Yeah, same in Australia. There's definitely a bigger demand for it. A lot of bands I've signed recently for my own label now ask about vinyl and we've never had bands ask that before. It's great. I come from the vinyl era but unfortunately I sold all my vinyl when I was younger (laughs). There's definitely a big spark of interest in Australia for vinyl. But with digital when you get your returns on it there's nothing there, there really isn't. Streaming's definitely taken that to another level as well.
Could you tell us a bit about your early days and the formation of the band?
It was about '97, although we started out before that as a Sepultura cover band. But we were a four piece until about 2002, so about five years. Then we split as a four piece and were pretty much just considering starting a whole new band. But instead we thought how about we bump up to a five piece and sort of go back to our roots. The sound we had previously when we were a four piece was very different to what we sound like now. So we came back out around about 2003 and that is the band you see today. We've had a lot of line-up changes in that time, just myself and Jason (North) the only two original members. I see it as like two lives of the same band in that regard.
Either way you've been at it for nearly twenty years, Did you ever dare dream you would still be doing this when you started out?
No man, no fucking way (laughs).
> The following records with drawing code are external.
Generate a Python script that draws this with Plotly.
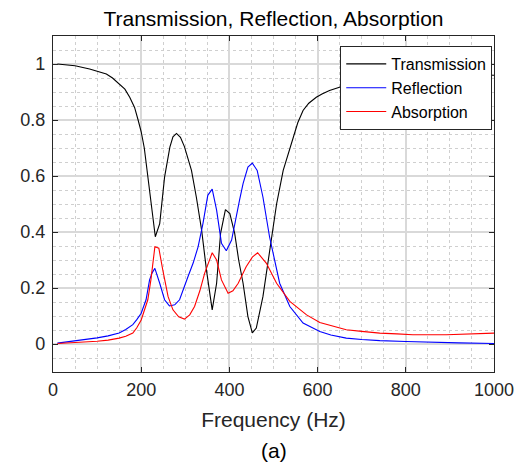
import plotly.graph_objects as go

# ---- data ----
freq_T = [10, 50, 83, 100, 121, 135, 151, 163, 174, 185, 193, 200, 207, 215, 227, 232, 242, 253, 265, 272,
          280, 289, 298, 314, 325, 337, 348, 361, 371, 380, 391, 401, 412, 421, 431, 442, 452, 461, 476, 491,
          507, 522, 535, 544, 555, 567, 580, 597, 610, 627, 660, 700, 750, 800, 850, 900, 950, 1000]
transmission = [1.0, 0.994, 0.982, 0.975, 0.964, 0.95, 0.929, 0.91, 0.881, 0.845, 0.80, 0.758, 0.70, 0.60,
                0.466, 0.383, 0.43, 0.596, 0.703, 0.74, 0.752, 0.738, 0.705, 0.62, 0.525, 0.407, 0.264, 0.122,
                0.217, 0.395, 0.48, 0.466, 0.395, 0.30, 0.217, 0.098, 0.04, 0.057, 0.169, 0.336, 0.50, 0.62,
                0.69, 0.739, 0.79, 0.834, 0.86, 0.881, 0.893, 0.905, 0.922, 0.939, 0.949, 0.956, 0.960, 0.962,
                0.962, 0.960]

freq_R = [10, 75, 100, 125, 150, 165, 181, 190, 200, 211, 219, 225, 231, 242, 253, 264, 276, 287, 295, 306,
          318, 329, 340, 351, 361, 371, 382, 393, 405, 416, 423, 431, 442, 452, 463, 476, 491, 514, 537, 567,
          605, 630, 665, 700, 741, 800, 854, 920, 1000]
reflection = [0.003, 0.015, 0.022, 0.029, 0.039, 0.052, 0.069, 0.087, 0.11, 0.158, 0.229, 0.255, 0.27, 0.217,
              0.158, 0.136, 0.14, 0.158, 0.19, 0.24, 0.29, 0.347, 0.43, 0.531, 0.553, 0.478, 0.36, 0.333, 0.371,
              0.466, 0.514, 0.573, 0.632, 0.646, 0.62, 0.525, 0.383, 0.217, 0.134, 0.075, 0.045, 0.032, 0.021,
              0.016, 0.012, 0.009, 0.006, 0.004, 0.002]

freq_A = [10, 75, 100, 125, 150, 165, 181, 190, 200, 215, 222, 231, 240, 249, 261, 272, 285, 298, 310, 321,
          333, 344, 361, 371, 382, 397, 408, 420, 438, 452, 464, 484, 507, 537, 575, 605, 640, 665, 700, 741,
          780, 816, 892, 950, 1000]
absorption = [0.002, 0.006, 0.01, 0.014, 0.021, 0.028, 0.039, 0.058, 0.086, 0.158, 0.229, 0.347, 0.342, 0.264,
              0.169, 0.122, 0.097, 0.089, 0.104, 0.134, 0.19, 0.253, 0.326, 0.30, 0.229, 0.181, 0.19, 0.217,
              0.276, 0.31, 0.326, 0.288, 0.217, 0.152, 0.104, 0.077, 0.062, 0.051, 0.045, 0.039, 0.036, 0.033,
              0.033, 0.035, 0.039]

x_ticks = [0, 200, 400, 600, 800, 1000]
y_ticks = [0, 0.2, 0.4, 0.6, 0.8, 1]
y_tick_labels = ["0", "0.2", "0.4", "0.6", "0.8", "1"]

FONT = "Arial, Liberation Sans, sans-serif"
AX = "#262626"

# the page body adds an 8 px offset, so the figure is 8 px smaller than the window
W, H = 516, 457
ML, MR, MT, MB = 45, 30, 28, 93
PH = H - MT - MB

fig = go.Figure()
fig.add_trace(go.Scatter(x=freq_T, y=transmission, mode="lines", name="Transmission",
                         line=dict(color="#000000", width=1.1)))
fig.add_trace(go.Scatter(x=freq_R, y=reflection, mode="lines", name="Reflection",
                         line=dict(color="#0000ff", width=1.1)))
fig.add_trace(go.Scatter(x=freq_A, y=absorption, mode="lines", name="Absorption",
                         line=dict(color="#ff0000", width=1.1)))

axis_common = dict(
    showline=True, linecolor=AX, linewidth=1.2, mirror="ticks",
    ticks="inside", ticklen=5, tickcolor=AX, tickwidth=1,
    showgrid=True, gridcolor="#d9d9d9", gridwidth=1.5,
    zeroline=False, automargin=False,
    tickfont=dict(family=FONT, size=18, color=AX),
)

fig.update_xaxes(
    range=[0, 1000], tickvals=x_ticks,
    minor=dict(dtick=50, showgrid=True, gridcolor="#cfcfcf", griddash="dot", gridwidth=1, ticks=""),
    title=dict(text="Frequency (Hz)", font=dict(family=FONT, size=21, color=AX), standoff=13),
    ticklabelstandoff=1,
    **axis_common,
)
fig.update_yaxes(
    range=[-0.1, 1.1], tickvals=y_ticks, ticktext=y_tick_labels,
    minor=dict(dtick=0.05, showgrid=True, gridcolor="#cfcfcf", griddash="dot", gridwidth=1, ticks=""),
    ticklabelstandoff=3,
    **axis_common,
)

fig.add_annotation(text="(a)", xref="paper", yref="paper", x=0.5, y=-78.7 / PH,
                   xanchor="center", yanchor="middle", showarrow=False,
                   font=dict(family=FONT, size=21, color="#000000"))

fig.update_layout(
    width=W, height=H,
    margin=dict(l=ML, r=MR, t=MT, b=MB),
    paper_bgcolor="white", plot_bgcolor="white",
    title=dict(text="Transmission, Reflection, Absorption", x=(ML + (W - ML - MR) / 2) / W,
               xanchor="center", y=1 - 11 / H, yanchor="middle",
               font=dict(family=FONT, size=21, color="#000000")),
    legend=dict(x=0.996, y=1 - 10 / PH, xanchor="right", yanchor="top",
                bgcolor="white", bordercolor=AX, borderwidth=1,
                font=dict(family=FONT, size=16, color="#000000"),
                tracegroupgap=0, itemwidth=40),
    showlegend=True,
)

fig.write_html("out.html")
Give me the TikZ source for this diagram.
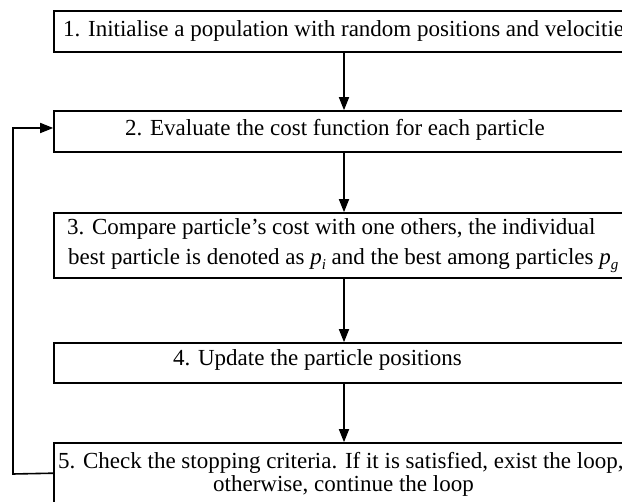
\documentclass[tikz,border=0pt]{standalone}
\usepackage{fontspec}
\setmainfont{Liberation Serif}
\usetikzlibrary{arrows.meta}
\newcommand{\subit}[1]{\raisebox{-0.22em}{\fontsize{15}{15}\selectfont\textit{#1}}}
\begin{document}
\begin{tikzpicture}[x=1pt,y=1pt,
  box/.style={draw, line width=1.6pt, rectangle, minimum width=580pt, inner sep=0pt},
  txt/.style={inner sep=0pt, font=\fontsize{23}{27}\selectfont},
  arr/.style={line width=1.6pt, -{Triangle[length=13pt,width=10pt]}}]
\useasboundingbox (0,0) rectangle (622,-502);
\clip (0,0) rectangle (622,-502);
\node[box, minimum height=41pt] (b1) at (344,-31.5) {};
\node[box, minimum height=41pt] (b2) at (344,-131.5) {};
\node[box, minimum height=65pt] (b3) at (344,-245.5) {};
\node[box, minimum height=40pt] (b4) at (344,-363) {};
\node[box, minimum height=80pt] (b5) at (344,-483) {};
\node[txt, anchor=west] (t1) at (63,-31) {1. Initialise a population with random positions and velocities};
\node[txt, anchor=west] (t2) at (125,-130) {2. Evaluate the cost function for each particle};
\node[txt, anchor=west] (t3a) at (67,-229) {3. Compare particle’s cost with one others, the individual};
\node[txt, anchor=west] (t3b) at (68,-261) {best particle is denoted as \textit{p}\subit{i} and the best among particles \textit{p}\subit{g}};
\node[txt, anchor=west] (t4) at (173,-360) {4. Update the particle positions};
\node[txt, anchor=west] (t5a) at (58,-463) {5. Check the stopping criteria. If it is satisfied, exist the loop,};
\node[txt, anchor=west] (t5b) at (213,-486) {otherwise, continue the loop};
\draw[arr] (b1.south) -- (b2.north);
\draw[arr] (b2.south) -- (b3.north);
\draw[arr] (b3.south) -- (b4.north);
\draw[arr] (b4.south) -- (b5.north);
\coordinate (fb) at (13,-474);
\draw[arr] ([yshift=-31pt]b5.north west) -- (fb) |- ([yshift=3.5pt]b2.west);
\end{tikzpicture}
\end{document}
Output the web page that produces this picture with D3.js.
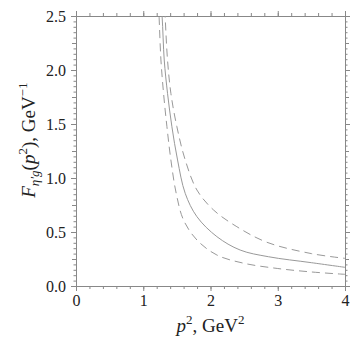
<!DOCTYPE html>
<html>
<head>
<meta charset="utf-8">
<script src="https://cdn.jsdelivr.net/npm/d3@7"></script>
<style>
  body { margin: 0; background: #fff; }
</style>
</head>
<body>
<div id="chart"></div>
<script>
// curve readings (p^2 in GeV^2, F in GeV^-1)
const centralP = [1.24, 1.28, 1.312, 1.361, 1.426, 1.51, 1.624, 1.798, 2.095, 2.441, 2.862, 3.5, 4.0];
const centralF = [2.8, 2.5, 2.093, 1.784, 1.475, 1.167, 0.858, 0.642, 0.457, 0.333, 0.271, 0.216, 0.173];

const lowerP = [1.21, 1.235, 1.263, 1.302, 1.352, 1.411, 1.49, 1.599, 1.798, 2.095, 2.5, 3.0, 3.5, 4.0];
const lowerF = [2.85, 2.5, 2.093, 1.784, 1.475, 1.167, 0.858, 0.611, 0.426, 0.287, 0.21, 0.162, 0.13, 0.108];

const upperP = [1.30, 1.325, 1.361, 1.411, 1.50, 1.624, 1.798, 2.045, 2.392, 2.838, 3.5, 4.0];
const upperF = [2.8, 2.5, 2.093, 1.784, 1.475, 1.167, 0.889, 0.704, 0.549, 0.405, 0.30, 0.256];

const xMajor = [0, 1, 2, 3, 4];
const yMajor = [0.0, 0.5, 1.0, 1.5, 2.0, 2.5];

const width = 362, height = 349;
const margin = { top: 16, right: 17, bottom: 63, left: 76 };
const serif = "Liberation Serif";

const svg = d3.select("#chart")
  .append("svg")
  .attr("width", width)
  .attr("height", height)
  .attr("font-family", serif);

const x = d3.scaleLinear().domain([0, 4]).range([margin.left, width - margin.right]);
const y = d3.scaleLinear().domain([0, 2.5]).range([height - margin.bottom, margin.top]);

const axisColor = "#888";
const xMinor = d3.range(0, 4.001, 0.2).map(v => +v.toFixed(2));
const yMinor = d3.range(0, 2.5001, 0.05).map(v => +v.toFixed(2));
const yMid = d3.range(0.25, 2.5, 0.5).map(v => +v.toFixed(2));

function styleAxis(g) {
  g.attr("font-family", serif);
  g.select(".domain").attr("stroke", axisColor);
  g.selectAll(".tick line").attr("stroke", axisColor);
  g.selectAll("text").attr("font-family", serif).attr("font-size", 16).attr("fill", "#222");
}

// minor ticks on all four sides
const bottomY = height - margin.bottom, rightX = width - margin.right;
[[d3.axisBottom(x), `translate(0,${bottomY})`, xMinor, 3],
 [d3.axisTop(x), `translate(0,${margin.top})`, xMinor, 3],
 [d3.axisLeft(y), `translate(${margin.left},0)`, yMinor, 2.5],
 [d3.axisRight(y), `translate(${rightX},0)`, yMinor, 2.5],
 [d3.axisLeft(y), `translate(${margin.left},0)`, yMid, 4],
 [d3.axisRight(y), `translate(${rightX},0)`, yMid, 4],
 [d3.axisTop(x), `translate(0,${margin.top})`, xMajor, 5],
 [d3.axisRight(y), `translate(${rightX},0)`, yMajor, 5]
].forEach(([ax, tr, vals, len]) => {
  svg.append("g")
    .attr("transform", tr)
    .call(ax.tickValues(vals).tickSize(len).tickSizeOuter(0).tickFormat(""))
    .call(styleAxis);
});

// labelled axes
svg.append("g")
  .attr("transform", `translate(0,${bottomY})`)
  .call(d3.axisBottom(x).tickValues(xMajor).tickSize(5).tickSizeOuter(0).tickPadding(4).tickFormat(d3.format("d")))
  .call(styleAxis);

svg.append("g")
  .attr("transform", `translate(${margin.left},0)`)
  .call(d3.axisLeft(y).tickValues(yMajor).tickSize(5).tickSizeOuter(0).tickPadding(5).tickFormat(d3.format(".1f")))
  .call(styleAxis);

// curves
svg.append("clipPath").attr("id", "plot-clip")
  .append("rect")
  .attr("x", margin.left).attr("y", margin.top)
  .attr("width", rightX - margin.left).attr("height", bottomY - margin.top);

const line = d3.line()
  .x(d => x(d[0]))
  .y(d => y(d[1]))
  .curve(d3.curveCatmullRom.alpha(0.5));

const curves = [
  { p: lowerP, f: lowerF, dash: "8,5" },
  { p: upperP, f: upperF, dash: "8,5" },
  { p: centralP, f: centralF, dash: null }
];

const plot = svg.append("g").attr("clip-path", "url(#plot-clip)");
curves.forEach(c => {
  plot.append("path")
    .datum(c.p.map((v, i) => [v, c.f[i]]))
    .attr("d", line)
    .attr("fill", "none")
    .attr("stroke", "#999")
    .attr("stroke-width", 1)
    .attr("stroke-dasharray", c.dash);
});

// axis titles
const xt = svg.append("text")
  .attr("x", x(2))
  .attr("y", 332)
  .attr("text-anchor", "middle")
  .attr("font-family", serif)
  .attr("fill", "#222")
  .attr("font-size", 19);
xt.append("tspan").attr("font-style", "italic").text("p");
xt.append("tspan").attr("font-size", 13).attr("dy", -8).text("2");
xt.append("tspan").attr("dy", 8).text(", GeV");
xt.append("tspan").attr("font-size", 13).attr("dy", -8).text("2");

const yt = svg.append("text")
  .attr("transform", `translate(35,${y(1.35)}) rotate(-90)`)
  .attr("text-anchor", "middle")
  .attr("font-family", serif)
  .attr("fill", "#222")
  .attr("font-size", 19);
yt.append("tspan").attr("font-style", "italic").text("F");
yt.append("tspan").attr("font-style", "italic").attr("font-size", 13).attr("dy", 4).text("η′g");
yt.append("tspan").attr("dy", -4).text("(");
yt.append("tspan").attr("font-style", "italic").text("p");
yt.append("tspan").attr("font-size", 13).attr("dy", -8).text("2");
yt.append("tspan").attr("dy", 8).text("), GeV");
yt.append("tspan").attr("font-size", 13).attr("dy", -8).text("−1");
</script>
</body>
</html>
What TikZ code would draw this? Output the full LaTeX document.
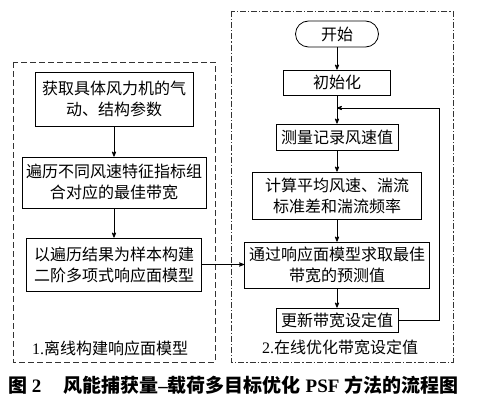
\documentclass[tikz,border=0pt]{standalone}
\usepackage{fontspec}
\setmainfont{Liberation Serif}
\newfontfamily\cjk{Noto Sans CJK SC}
\usetikzlibrary{arrows,positioning}

\begin{document}
\begin{tikzpicture}[x=1pt,y=-1pt,>=stealth',auto]
  \useasboundingbox (0,0) rectangle (484,401);
  \tikzset{
    procBox/.style={rectangle,draw=black,line width=0.8pt,inner sep=0pt,align=center,
      font={\cjk\fontsize{16}{21}\selectfont}},
    startBox/.style={procBox,rounded corners=13pt},
    flow/.style={->,line width=0.8pt},
    % frame styles
    offlineFrame/.style={draw=black!80,line width=0.8pt,dash pattern=on 6pt off 3pt},
    onlineFrame/.style={draw=black!80,line width=0.8pt,dash pattern=on 6pt off 2pt on 1.2pt off 2pt},
    frameLabel/.style={font={\fontsize{16}{20}\selectfont}},
    captionText/.style={font={\bfseries\fontsize{19}{22}\selectfont},inner sep=0pt}
  }

  % Frames
  \draw [offlineFrame] (13,62) rectangle (215,362);
  \draw [onlineFrame] (231,11) rectangle (453,362);

  % Offline part
  \node [procBox,minimum width=158pt,minimum height=54pt] (params) at (114,99)
    {获取具体风力机的气\\动、结构参数};
  \node [procBox,minimum width=184pt,minimum height=51pt] (sweep) at (114,182.5)
    {遍历不同风速特征指标组\\合对应的最佳带宽};
  \node [procBox,minimum width=175pt,minimum height=53pt] (rsm) at (114,264.5)
    {以遍历结果为样本构建\\二阶多项式响应面模型};
  \node [frameLabel] (offLabel) at (110,348) {1.{\cjk 离线构建响应面模型}};

  % Online part
  \node [startBox,minimum width=83pt,minimum height=26pt] (start) at (337,34) {开始};
  \node [procBox,minimum width=107pt,minimum height=25pt] (init) at (337,82.5) {初始化};
  \node [procBox,minimum width=122pt,minimum height=26pt] (measure) at (337,137) {测量记录风速值};
  \node [procBox,minimum width=169pt,minimum height=47pt] (stats) at (337,195.5)
    {计算平均风速、湍流\\标准差和湍流频率};
  \node [procBox,minimum width=185pt,minimum height=46pt] (predict) at (337,265)
    {通过响应面模型求取最佳\\带宽的预测值};
  \node [procBox,minimum width=122pt,minimum height=24pt] (update) at (337,320) {更新带宽设定值};
  \node [frameLabel] (onLabel) at (340,347) {2.{\cjk 在线优化带宽设定值}};

  \coordinate (loopIn) at (337,108);
  \coordinate (loopCorner) at (439,108);

  % Connectors
  \draw [flow] (params) -- (sweep);
  \draw [flow] (sweep) -- (rsm);
  \draw [flow] (rsm.east) -- (rsm.east -| predict.west);
  \draw [flow] (start) -- (init);
  \draw [flow] (init) -- (measure);
  \draw [flow] (measure) -- (stats);
  \draw [flow] (stats) -- (predict);
  \draw [flow] (predict) -- (update);
  \draw [flow] (update.east) -| (loopCorner) -- (loopIn);

  % Caption
  \node [captionText,anchor=west] (caption) at (8,385)
    {{\cjk 图} 2\hspace{22pt}{\cjk 风能捕获量}–{\cjk 载荷多目标优化} PSF {\cjk 方法的流程图}};
\end{tikzpicture}
\end{document}
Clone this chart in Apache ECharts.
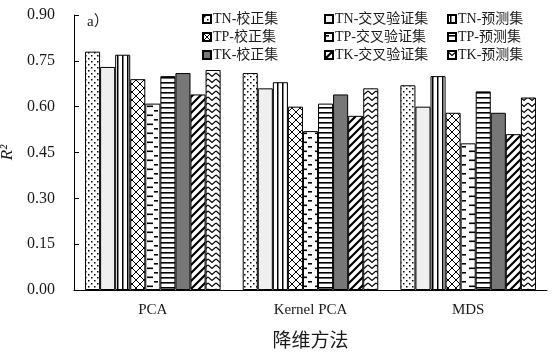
<!DOCTYPE html>
<html><head><meta charset="utf-8">
<script src="https://cdn.jsdelivr.net/npm/echarts@6/dist/echarts.min.js"></script>
<style>html,body{margin:0;padding:0;background:#fff}#c{width:553px;height:356px}</style>
</head><body><div id="c"></div>
<script>
const categories = ['PCA', 'Kernel PCA', 'MDS'];
const yTicks = ['0.00','0.15','0.30','0.45','0.60','0.75','0.90'];
const seriesNames = ['TN-校正集','TN-交叉验证集','TN-预测集','TP-校正集','TP-交叉验证集','TP-预测集','TK-校正集','TK-交叉验证集','TK-预测集'];
const tnCal  = [0.78, 0.71, 0.67];
const tnCv   = [0.73, 0.66, 0.60];
const tnPred = [0.77, 0.68, 0.70];
const tpCal  = [0.69, 0.60, 0.58];
const tpCv   = [0.61, 0.52, 0.48];
const tpPred = [0.70, 0.61, 0.65];
const tkCal  = [0.71, 0.64, 0.58];
const tkCv   = [0.64, 0.57, 0.51];
const tkPred = [0.72, 0.66, 0.63];
const seriesData = [tnCal, tnCv, tnPred, tpCal, tpCv, tpPred, tkCal, tkCv, tkPred];

function pat(w, h, draw) {
  const c = document.createElement('canvas');
  c.width = w; c.height = h;
  const g = c.getContext('2d');
  g.fillStyle = '#fff'; g.fillRect(0, 0, w, h);
  g.fillStyle = '#000'; g.strokeStyle = '#000';
  draw(g);
  return { image: c, repeat: 'repeat' };
}
const fills = [
  pat(6, 6, g => { g.fillRect(1, 1, 1.5, 1.5); g.fillRect(4, 4, 1.5, 1.5); }),
  '#efefef',
  pat(5, 5, g => { g.fillRect(2, 0, 1.5, 5); }),
  pat(8, 8, g => { g.lineWidth = 1; g.beginPath(); g.moveTo(0,0); g.lineTo(8,8); g.moveTo(8,0); g.lineTo(0,8); g.stroke(); }),
  pat(14, 9, g => { g.fillRect(0, 2, 4, 1.6); g.fillRect(7, 6.5, 6, 1.6); }),
  pat(5, 5, g => { g.fillRect(0, 2, 5, 1.6); }),
  '#777777',
  pat(8, 8, g => { g.lineWidth = 2.2; g.beginPath(); g.moveTo(-4,4); g.lineTo(4,-4); g.moveTo(0,8); g.lineTo(8,0); g.moveTo(4,12); g.lineTo(12,4); g.stroke(); }),
  pat(8, 6, g => { g.lineWidth = 1.2; g.beginPath(); g.moveTo(0,1); g.lineTo(4,4.5); g.lineTo(8,1); g.stroke(); })
];

const chart = echarts.init(document.getElementById('c'), null, { renderer: 'canvas' });
const serif = '"Liberation Serif","Times New Roman","Noto Sans CJK SC",serif';
const txt = '#1a1a1a';
function legendCol(left, names) {
  return {
    orient: 'vertical', left: left, top: 7, itemWidth: 8, itemHeight: 8, itemGap: 4,
    icon: 'rect', data: names, selectedMode: false,
    textStyle: { fontFamily: serif, fontSize: 14, color: txt, padding: [0, 0, 0, -3] }
  };
}
chart.setOption({
  animation: false,
  backgroundColor: '#fff',
  grid: { left: 74, right: 6, top: 15, bottom: 66, containLabel: false, outerBoundsMode: 'none' },
  legend: [
    legendCol(197, [seriesNames[0], seriesNames[3], seriesNames[6]]),
    legendCol(319, [seriesNames[1], seriesNames[4], seriesNames[7]]),
    legendCol(442, [seriesNames[2], seriesNames[5], seriesNames[8]])
  ],
  graphic: [{ type: 'text', left: 87, top: 15, style: { text: 'a）', font: '15px ' + serif, fill: txt } }],
  xAxis: {
    type: 'category', data: categories,
    name: '降维方法', nameLocation: 'middle', nameGap: 43,
    nameTextStyle: { fontFamily: serif, fontSize: 19, color: txt },
    axisLine: { lineStyle: { color: '#000', width: 1 } },
    axisTick: { inside: true, length: 4, lineStyle: { color: '#000' } },
    axisLabel: { fontFamily: serif, fontSize: 15, color: txt, margin: 13 }
  },
  yAxis: {
    type: 'value', min: 0, max: 0.9, interval: 0.15,
    name: 'R²', nameLocation: 'middle', nameGap: 53,
    nameTextStyle: { fontFamily: serif, fontSize: 17, fontStyle: 'italic', color: txt },
    axisLine: { show: true, lineStyle: { color: '#000', width: 1 } },
    axisTick: { show: true, inside: true, length: 5, lineStyle: { color: '#000' } },
    splitLine: { show: false },
    axisLabel: { fontFamily: serif, fontSize: 16, color: txt, margin: 19,
      formatter: v => yTicks[Math.round(v / 0.15)] }
  },
  series: seriesNames.map((n, i) => ({
    name: n, type: 'bar', data: seriesData[i],
    barGap: '0%', barCategoryGap: '14%',
    itemStyle: { color: fills[i], borderColor: '#000', borderWidth: 1 }
  }))
});
</script></body></html>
Back in say '91, '92 if you told me I'd be on tour in Europe now with Suffocation I'd be like nah, no way. Or to tour with Malevolent Creation. They were doing the Retribution and Ten Commandments live tour. For us to do that tour was huge because those albums made a real big difference for us back then. We were at that stage when we were just starting to pick up instruments and wanting to start a band. So yeah, the bands we've shared stages with and have got to know as friends as well, it's just been remarkable. It's been a great experience. We're old enough not to have any lofty ambitions, it's just about enjoyment of the music and about the experience itself. We're just lucky that we have opportunities like this. We've seen so much of the world through doing this band. We've played extraordinary places like Ho Chi Minh in Vietnam or the middle of China in some shitty dingy little club through an eighty watt practice amp. I've loved it. Loved every moment of it!
After all that then what would you say is the best piece of advice you'd say you could give a young band looking to start out in your genre of music today?
I think just do what you feel is right. If you're forming a band because you like a particular band that has inspired you to do it then follow through on that. Don't go with the ebb and flow of what's trending or anything like that. A lot of younger bands I've noticed, particularly from about 2005ish onwards, you see a lot of bands just come and go, regurgitating the same ideas, changing the way they look and what they do. That's just not legitimate. You have to play from the heart. Do what you believe in and stick at it. Persevere. Don't for a moment think we're not gonna get there because you've got to persevere. And if a band from a shitty little city in south Australia can actually make it out there and still be doing it twenty years later then so can you. You've just got to stick at it and be respectful to people around you, that's always important. That's probably the best advice I could give. Just stick and it and be true.